Here we can see that indeed through 2010 there has been a resurgence in credit, in spite of a contraction in private credit. The reason is that public credit, that is money owed by governments, has soared:

total-credit-04-24-2011

Yes, we have been back in inflation mode indeed, but without the private sector playing along on a long term basis, I don’t think that this one can last very long. All that this has done is fuel speculation and bubbles again in commodities, junk bonds, and stocks. A few jobs may have been created as a result of that, a few more may get created. However, these developments are completely unsustainable. Government intervention in the past crisis has ensured that this will be a long, ongoing, and painful period, and we are witnessing it right now.

We are now in a desperate repetition of what I already warned about in 2007 when I wrote “Credit Expansion Policy“:

The policy of credit expansion has been pursued by governments time and time again. It has become prevalent in the United States under President Woodrow Wilson after the establishment of the Federal Reserve Bank under the Federal Reserve Act during the Christmas Holiday of December 1913. Since then, it has caused major credit booms and crunches in the form of asset booms and subsequent crashes and economic booms and subsequent recessions. In particular this has been the case in the years of 1929, 1987, and 2001, and will be visible in 2008 and the following years. It has always precipitated precisely the effects outlined above. Its workings and effects have been fully explained by this theory of the business cycles. No one has ever refuted the correctness of this theory.

Yet, to date economists and politicians appear completely riddled as to what causes booms and crashes. It is claimed to still be a matter of discussion amongst experts. It has been attempted to impute it upon humans’ greedy nature and natural exuberance. Whenever a crisis emerges the pundits, experts, central banks and politicians will try and regulate the market to stave off the impending crunch. They forget or don’t have the intellectual capacity to understand that it has been their own policy that has caused the crisis in the first place.

As long as the central banks keep pursuing this policy, there is no need to be surprised when the next credit crunch occurs.

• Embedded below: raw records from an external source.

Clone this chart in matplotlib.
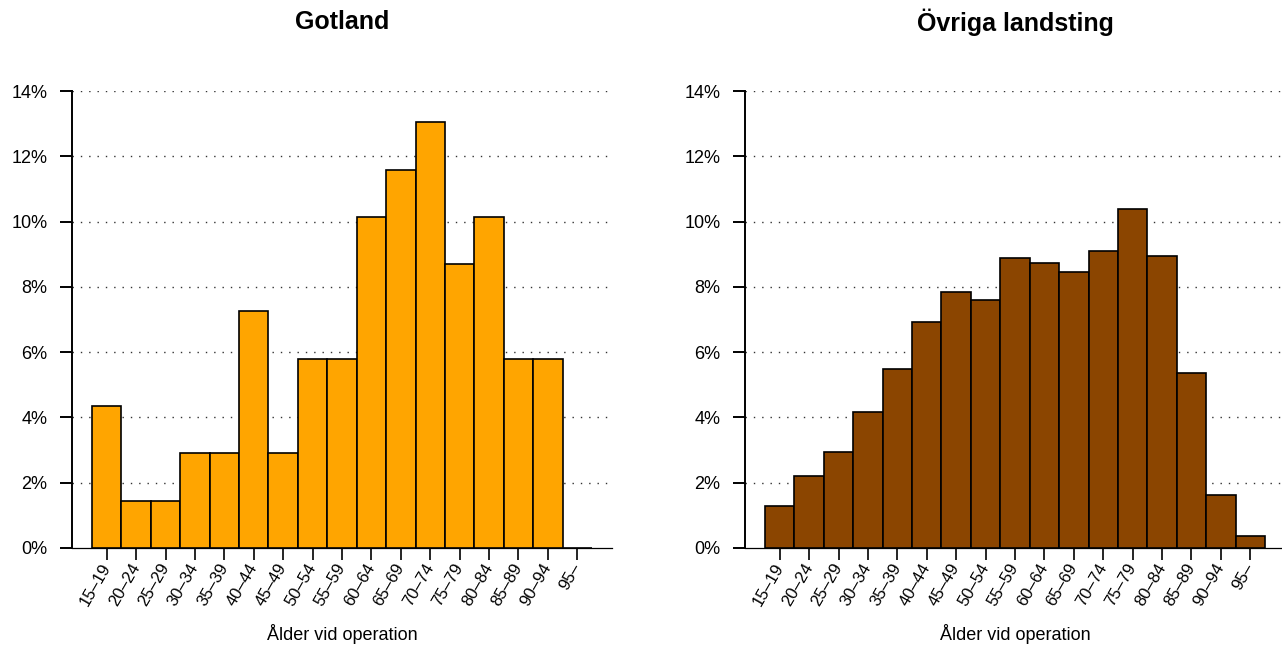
import numpy as np
import matplotlib.pyplot as plt

plt.rcParams['font.family'] = ['Liberation Sans', 'DejaVu Sans']

age_groups = ['15–19', '20–24', '25–29', '30–34', '35–39', '40–44', '45–49',
              '50–54', '55–59', '60–64', '65–69', '70–74', '75–79', '80–84',
              '85–89', '90–94', '95–']
gotland = [4.35, 1.45, 1.45, 2.90, 2.90, 7.25, 2.90, 5.80, 5.80, 10.14,
           11.59, 13.04, 8.70, 10.14, 5.80, 5.80, 0.0]
ovriga = [1.30, 2.21, 2.93, 4.18, 5.48, 6.93, 7.85, 7.60, 8.87, 8.72,
          8.44, 9.10, 10.40, 8.93, 5.36, 1.62, 0.36]
titles = ['Gotland', 'Övriga landsting']
colors = ['#FFA500', '#8B4500']
yticks = [0, 2, 4, 6, 8, 10, 12, 14]

W, H = 1282, 648
fig = plt.figure(figsize=(W / 100, H / 100), dpi=100)

bottom = (H - 548) / H
height = (548 - 91) / H
lefts = [72, 745]
width = 540 / W

for k, (vals, title, col) in enumerate(zip([gotland, ovriga], titles, colors)):
    ax = fig.add_axes([lefts[k] / W, bottom, width, height])
    x = np.arange(len(age_groups))
    for yv in yticks[1:]:
        ax.axhline(yv, color='#333333', lw=1, ls=(0, (1, 5)), zorder=0)
    ax.axhline(0, color='black', lw=0.9, zorder=1, clip_on=False)
    ax.bar(x, vals, width=1, align='edge', color=col, edgecolor='black',
           linewidth=1.2, zorder=2, clip_on=False)
    ax.set_xlim(-0.68, len(age_groups) + 0.68)
    ax.set_ylim(0, 14)

    for s in ['top', 'right', 'bottom']:
        ax.spines[s].set_visible(False)
    ax.spines['left'].set_linewidth(1.4)
    ax.spines['left'].set_bounds(0, 14)

    ax.set_yticks(yticks)
    ax.set_yticklabels([f'{v}%' for v in yticks], fontsize=13)
    ax.set_xticks(x + 0.5)
    ax.set_xticklabels(age_groups, rotation=60, ha='right', va='center',
                       rotation_mode='anchor', fontsize=12)
    ax.tick_params(axis='y', length=8.6, width=1.4, pad=9)
    ax.tick_params(axis='x', length=8.6, width=1.2, pad=3)

    cx = (lefts[k] + 270) / W
    fig.text(cx, 1 - 22 / H, title, ha='center', va='center',
             fontsize=18, fontweight='bold')
    fig.text(cx, 1 - 634 / H, 'Ålder vid operation', ha='center',
             va='center', fontsize=13)

fig.savefig('out.png', dpi=100)
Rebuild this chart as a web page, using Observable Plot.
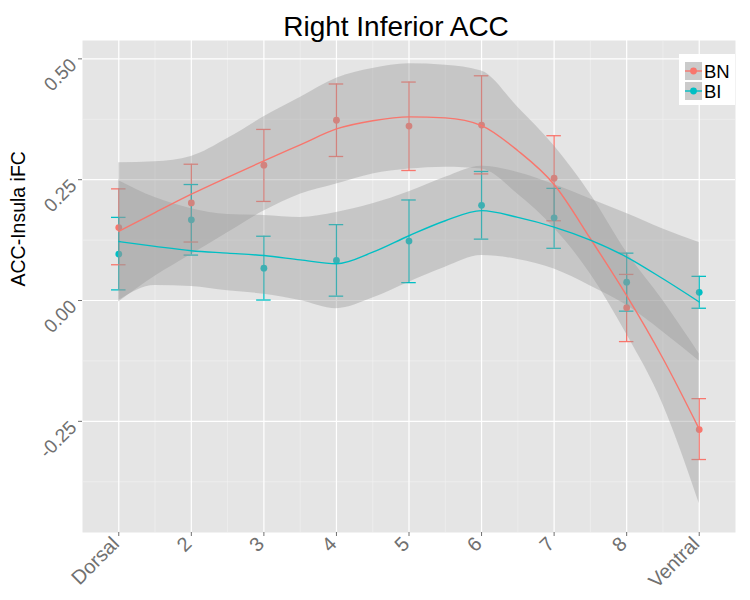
<!DOCTYPE html>
<html><head><meta charset="utf-8">
<script src="https://cdn.jsdelivr.net/npm/d3@7"></script>
<script src="https://cdn.jsdelivr.net/npm/@observablehq/plot@0.6"></script>
<style>
body{margin:0;background:#fff;font-family:"Liberation Sans",Arial,sans-serif;}
#chart{position:relative;width:750px;height:600px;}
</style></head><body><div id="chart"></div>
<script>
// ---- data ----
const title = "Right Inferior ACC";
const yLabel = "ACC-Insula iFC";
const positions = [1, 2, 3, 4, 5, 6, 7, 8, 9];
const tickLabels = ["Dorsal", "2", "3", "4", "5", "6", "7", "8", "Ventral"];
const yTicks = [-0.25, 0, 0.25, 0.5];
const yMinor = [-0.375, -0.125, 0.125, 0.375];
const xMinor = [1.5, 2.5, 3.5, 4.5, 5.5, 6.5, 7.5, 8.5];
const groups = ["BN", "BI"];
const colors = ["#F8766D", "#00BFC4"];

const bnMean = [0.151, 0.202, 0.280, 0.373, 0.361, 0.363, 0.253, -0.015, -0.267];
const bnLo   = [0.074, 0.121, 0.205, 0.298, 0.269, 0.262, 0.165, -0.085, -0.329];
const bnHi   = [0.231, 0.282, 0.354, 0.448, 0.452, 0.465, 0.341, 0.054, -0.203];
const biMean = [0.096, 0.167, 0.067, 0.083, 0.123, 0.197, 0.171, 0.038, 0.017];
const biLo   = [0.022, 0.094, 0.001, 0.009, 0.037, 0.127, 0.108, -0.022, -0.016];
const biHi   = [0.172, 0.240, 0.133, 0.157, 0.208, 0.267, 0.232, 0.098, 0.050];

// smooth (loess) fit and confidence band
const fitX    = [1, 1.5, 2, 2.5, 3, 3.5, 4, 4.5, 5, 5.5, 6, 6.5, 7, 7.5, 8, 8.5, 9];
const bnFit   = [0.143, 0.182, 0.220, 0.255, 0.289, 0.322, 0.355, 0.372, 0.380, 0.378, 0.362, 0.310, 0.240, 0.128, 0.010, -0.120, -0.266];
const bnFitHi = [0.285, 0.287, 0.298, 0.335, 0.380, 0.420, 0.460, 0.480, 0.490, 0.487, 0.475, 0.400, 0.320, 0.220, 0.100, 0.000, -0.110];
const bnFitLo = [-0.003, 0.050, 0.095, 0.140, 0.185, 0.220, 0.241, 0.262, 0.272, 0.276, 0.272, 0.220, 0.150, 0.055, -0.070, -0.215, -0.420];
const biFit   = [0.122, 0.112, 0.103, 0.098, 0.093, 0.084, 0.076, 0.100, 0.134, 0.165, 0.186, 0.172, 0.152, 0.125, 0.090, 0.045, -0.003];
const biFitHi = [0.248, 0.213, 0.190, 0.178, 0.176, 0.172, 0.182, 0.200, 0.225, 0.255, 0.278, 0.265, 0.240, 0.210, 0.180, 0.148, 0.120];
const biFitLo = [0.000, 0.031, 0.029, 0.020, 0.013, 0.000, -0.017, 0.005, 0.038, 0.069, 0.093, 0.085, 0.065, 0.030, -0.010, -0.065, -0.125];

// ---- tables ----
const pts = [];
positions.forEach((p, i) => {
  pts.push({g: "BN", x: p, y: bnMean[i], lo: bnLo[i], hi: bnHi[i]});
  pts.push({g: "BI", x: p, y: biMean[i], lo: biLo[i], hi: biHi[i]});
});
const fit = [];
fitX.forEach((x, i) => fit.push({g: "BN", x, y: bnFit[i], lo: bnFitLo[i], hi: bnFitHi[i]}));
fitX.forEach((x, i) => fit.push({g: "BI", x, y: biFit[i], lo: biFitLo[i], hi: biFitHi[i]}));

const capHalf = 0.1; // errorbar width 0.2 (data units)
const axisGrey = "#707070";
const font = "Liberation Sans, Arial, sans-serif";

const plot = Plot.plot({
  width: 750, height: 600,
  marginLeft: 82, marginRight: 15, marginTop: 40, marginBottom: 68,
  style: {fontFamily: font, background: "white"},
  x: {domain: [0.5, 9.5], axis: null},
  y: {domain: [-0.48, 0.538], axis: null},
  color: {domain: groups, range: colors},
  marks: [
    Plot.frame({fill: "#E5E5E5", stroke: "none"}),
    Plot.ruleY(yMinor, {stroke: "#F2F2F2", strokeWidth: 0.6}),
    Plot.ruleX(xMinor, {stroke: "#F2F2F2", strokeWidth: 0.6}),
    Plot.ruleY(yTicks, {stroke: "white", strokeWidth: 1.2}),
    Plot.ruleX(positions, {stroke: "white", strokeWidth: 1.2}),
    // ticks
    Plot.axisX({ticks: positions, tickFormat: () => "", tickSize: 4, stroke: axisGrey, label: null}),
    Plot.axisY({ticks: yTicks, tickFormat: () => "", tickSize: 4, stroke: axisGrey, label: null}),
    // tick labels rotated
    Plot.text(positions, {x: d => d, text: (d, i) => tickLabels[i], frameAnchor: "bottom",
      rotate: -45, textAnchor: "end", lineAnchor: "middle", dy: 8, dx: -3,
      fontSize: 20, fill: axisGrey}),
    Plot.text(yTicks, {y: d => d, text: d => d.toFixed(2), frameAnchor: "left",
      rotate: -45, textAnchor: "end", lineAnchor: "middle", dx: -9, dy: 3,
      fontSize: 19, fill: axisGrey}),
    // points & error bars
    Plot.ruleX(pts, {x: "x", y1: "lo", y2: "hi", stroke: "g", strokeWidth: 1.3}),
    Plot.ruleY(pts, {y: "hi", x1: d => d.x - capHalf, x2: d => d.x + capHalf, stroke: "g", strokeWidth: 1.3}),
    Plot.ruleY(pts, {y: "lo", x1: d => d.x - capHalf, x2: d => d.x + capHalf, stroke: "g", strokeWidth: 1.3}),
    Plot.dot(pts, {x: "x", y: "y", fill: "g", r: 3.4}),
    // smooth bands and lines
    Plot.areaY(fit, {x: "x", y1: "lo", y2: "hi", z: "g", fill: "#999999", fillOpacity: 0.4, curve: "monotone-x"}),
    Plot.line(fit, {x: "x", y: "y", z: "g", stroke: "g", strokeWidth: 1.4, curve: "monotone-x"}),
    // titles
    Plot.text([title], {frameAnchor: "top", dy: -13, dx: -13, fontSize: 28, fill: "black", lineAnchor: "middle"}),
    Plot.text([yLabel], {frameAnchor: "left", rotate: -90, dx: -64, fontSize: 19.5, fill: "black", lineAnchor: "middle"})
  ]
});
document.getElementById("chart").appendChild(plot);

// legend (inside panel, top-right)
const svg = d3.select(plot);
const lg = svg.append("g").attr("font-family", font).attr("text-anchor", "start");
lg.append("rect").attr("x", 679).attr("y", 54).attr("width", 56).attr("height", 51).attr("fill", "white");
groups.forEach((g, i) => {
  const y0 = 62 + i * 20;
  lg.append("rect").attr("x", 685).attr("y", y0).attr("width", 17).attr("height", 18).attr("fill", "#CBCBCB");
  lg.append("line").attr("x1", 685).attr("x2", 702).attr("y1", y0 + 9).attr("y2", y0 + 9)
    .attr("stroke", colors[i]).attr("stroke-width", 1.4);
  lg.append("circle").attr("cx", 693.5).attr("cy", y0 + 9).attr("r", 3.4).attr("fill", colors[i]);
  lg.append("text").attr("x", 704).attr("y", y0 + 16).attr("font-size", 18.5).attr("fill", "black")
    .attr("text-anchor", "start").text(g);
});
</script>
</body></html>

Neither is there any need to be surprised about the fact that all countermeasures taken by the government will turn out to be utter failures that will accomplish nothing but aggravate the crisis. For if the cause of the problem has been too much government intervention, then more government intervention will only add to it.

The only difference now is that private sector credit is not playing along anymore. In fact, private sector credit is doing precisely what it should be doing: contract.

When the next crash comes, I expect that we’ll be back in deflation mode again in no time at all, snapping back into the long term pattern of this contraction. Like I said before:

Thus the long term outlook for the US economy is the fate Japan took: A long lasting correction supercycle with one failing “stimulus” program after another, and with on and off periods where the economy slips out of and back into recessions from time to time.

And most importantly … when the next crash comes, I sure hope people will point their finger at the root causes, and not at whatever lying politicians and media minions will tell them to.